Support this project
The receipt will have an email address if you want to send questions/requests, if you've donated I'll do my best to answer them if not in the README/FAQ.
I have more ideas I'd like to explore, but I quit my job to work on this and have spent the funds I put aside. I'm grateful and lucky to have had the chance to set aside time to work on this and never intended to make money off it, so any donations would encourage further research or improvements.
Final Thoughts
This approach for encoding is admittedly is not very practical, given it's polynomial / factorial nature and the fact encoding requires changing every bit along the entire length of the compressed value (bad for cpu caches), but it is fun to think about how this the absolute smallest we can possibly get for random (i.i.d.) symbol locations. The dataset I originally set out to compress was bit sets from hash values (e.g. probablistic counts, bloom filters), so it may have some applications there since those datasets don't normally compress very well. Memory and storage are ample these days so the few bytes it saves may not seem significant, but it's worth noting that even a 1 bit reduction means we've reduced the number of possible values in half.
Another noteworthy feature is this algorithm can be parallelized per unique symbol, as far as I know no other compression algorithm is parallelizable without sacrificing the compression ratio (not counting large lookup tables which can compress multiple symbols at once, which are still sequential in nature).

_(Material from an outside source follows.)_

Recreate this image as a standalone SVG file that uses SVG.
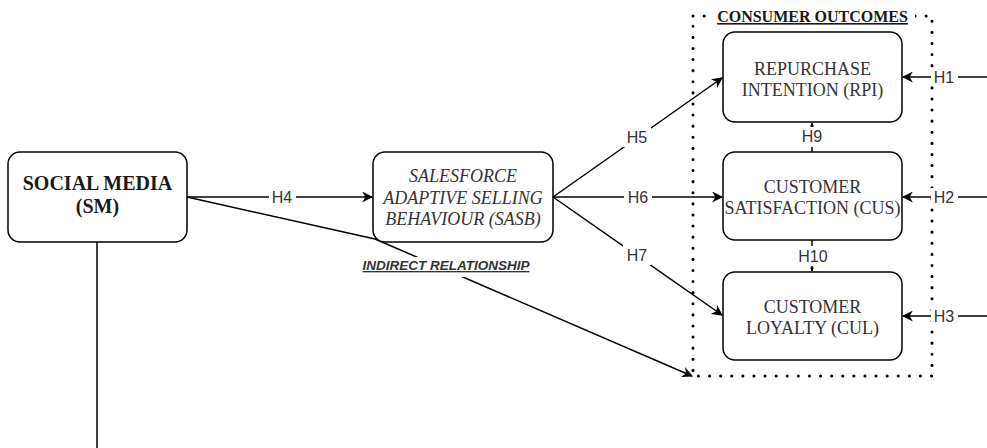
<svg xmlns="http://www.w3.org/2000/svg" width="987" height="448" viewBox="0 0 987 448">
  <style>
    .box { fill: #ffffff; stroke: #000000; stroke-width: 1.5; }
    .node-text { font-family: "Liberation Serif", "Times New Roman", serif; font-size: 18px; fill: #333333; text-anchor: middle; }
    .edge { fill: none; stroke: #000000; stroke-width: 1.5; }
    .lbl { font-family: "Liberation Sans", Arial, sans-serif; font-size: 16px; fill: #333333; text-anchor: middle; dominant-baseline: central; }
    .lbl-bg { fill: #ffffff; }
  </style>
  <defs>
    <marker id="arrow-lg" viewBox="0 0 10 10" refX="9" refY="5" markerWidth="11" markerHeight="11" markerUnits="userSpaceOnUse" orient="auto">
      <path d="M0,0 L10,5 L0,10 L3,5 Z" fill="#000000"/>
    </marker>
    <marker id="arrow-sm" viewBox="0 0 10 10" refX="9" refY="5" markerWidth="4" markerHeight="4" markerUnits="userSpaceOnUse" orient="auto">
      <path d="M0,0 L10,5 L0,10 Z" fill="#000000"/>
    </marker>
  </defs>

  <rect width="987" height="448" fill="#ffffff"/>

  <!-- consumer outcomes container -->
  <g id="consumer-outcomes">
    <rect x="693" y="16" width="239" height="360" fill="none" stroke="#000000" stroke-width="3" stroke-dasharray="0.1 11" stroke-linecap="round"/>
    <rect x="710" y="4" width="205" height="22" fill="#ffffff"/>
    <text x="812.5" y="22" font-family="'Liberation Serif', 'Times New Roman', serif" font-size="16" font-weight="bold" fill="#1a1a1a" text-anchor="middle" text-decoration="underline">CONSUMER OUTCOMES</text>
  </g>

  <!-- connectors -->
  <g id="connectors">
    <!-- H4 -->
    <path class="edge" d="M187,197 L372,197" marker-end="url(#arrow-lg)"/>
    <rect class="lbl-bg" x="269" y="188" width="27" height="18"/>
    <text class="lbl" x="282" y="197">H4</text>

    <!-- indirect relationship -->
    <path class="edge" d="M187,197 L375,239 L692,376" marker-end="url(#arrow-lg)"/>
    <rect class="lbl-bg" x="358" y="257" width="176" height="20"/>
    <text x="446" y="270" font-family="'Liberation Sans', Arial, sans-serif" font-size="13.5" font-weight="bold" font-style="italic" fill="#333333" text-anchor="middle" text-decoration="underline">INDIRECT RELATIONSHIP</text>

    <!-- SM downward line -->
    <path class="edge" d="M97,242 L97,448"/>

    <!-- H5, H6, H7 -->
    <path class="edge" d="M553,197 L722,78" marker-end="url(#arrow-lg)"/>
    <rect class="lbl-bg" x="623" y="127" width="28" height="20"/>
    <text class="lbl" x="637" y="137">H5</text>

    <path class="edge" d="M553,197 L722,197" marker-end="url(#arrow-lg)"/>
    <rect class="lbl-bg" x="624" y="188" width="28" height="18"/>
    <text class="lbl" x="638" y="197">H6</text>

    <path class="edge" d="M553,197 L722,315" marker-end="url(#arrow-lg)"/>
    <rect class="lbl-bg" x="623" y="245" width="28" height="20"/>
    <text class="lbl" x="637" y="255">H7</text>

    <!-- H1, H2, H3 -->
    <path class="edge" d="M987,77 L903,77" marker-end="url(#arrow-lg)"/>
    <rect class="lbl-bg" x="931" y="68" width="27" height="18"/>
    <text class="lbl" x="944" y="77">H1</text>

    <path class="edge" d="M987,197 L903,197" marker-end="url(#arrow-lg)"/>
    <rect class="lbl-bg" x="931" y="188" width="27" height="18"/>
    <text class="lbl" x="944" y="197">H2</text>

    <path class="edge" d="M987,316 L903,316" marker-end="url(#arrow-lg)"/>
    <rect class="lbl-bg" x="931" y="307" width="27" height="18"/>
    <text class="lbl" x="944" y="316">H3</text>

    <!-- H9, H10 -->
    <path class="edge" d="M812,152 L812,123" stroke-width="1" marker-end="url(#arrow-sm)"/>
    <rect class="lbl-bg" x="799" y="127" width="27" height="20"/>
    <text class="lbl" x="812" y="136">H9</text>

    <path class="edge" d="M812,240 L812,271" stroke-width="1" marker-end="url(#arrow-sm)"/>
    <rect class="lbl-bg" x="796" y="246" width="34" height="20"/>
    <text class="lbl" x="813" y="256">H10</text>
  </g>

  <!-- nodes -->
  <g id="social-media">
    <rect class="box" x="8" y="152" width="179" height="90" rx="12" ry="12"/>
    <text x="97.5" y="190" font-family="'Liberation Serif', 'Times New Roman', serif" font-size="20" font-weight="bold" fill="#1a1a1a" text-anchor="middle">SOCIAL MEDIA</text>
    <text x="97.5" y="213" font-family="'Liberation Serif', 'Times New Roman', serif" font-size="20" font-weight="bold" fill="#1a1a1a" text-anchor="middle">(SM)</text>
  </g>

  <g id="sasb">
    <rect class="box" x="373" y="152" width="180" height="90" rx="12" ry="12"/>
    <text class="node-text" x="463" y="182" font-style="italic">SALESFORCE</text>
    <text class="node-text" x="463" y="203.5" font-style="italic">ADAPTIVE SELLING</text>
    <text class="node-text" x="463" y="225" font-style="italic">BEHAVIOUR (SASB)</text>
  </g>

  <g id="rpi">
    <rect class="box" x="723" y="32" width="179" height="90" rx="12" ry="12"/>
    <text class="node-text" x="812.5" y="75">REPURCHASE</text>
    <text class="node-text" x="812.5" y="96">INTENTION (RPI)</text>
  </g>

  <g id="cus">
    <rect class="box" x="723" y="152" width="179" height="88" rx="12" ry="12"/>
    <text class="node-text" x="812.5" y="193">CUSTOMER</text>
    <text class="node-text" x="812.5" y="214">SATISFACTION (CUS)</text>
  </g>

  <g id="cul">
    <rect class="box" x="723" y="272" width="179" height="88" rx="12" ry="12"/>
    <text class="node-text" x="812.5" y="313">CUSTOMER</text>
    <text class="node-text" x="812.5" y="334">LOYALTY (CUL)</text>
  </g>
</svg>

We could also consider not combining individual symbol binomial sums together, and storing each unique symbol separately, as combining only saves <1 bit per unique symbol and combining uses expensive large number multiplication.
I have more ideas, but those ideas also makes the code harder to read, so I've held off for now. If there's more interest or support I might get to them. For now I hope you enjoyed this as much as I did making it.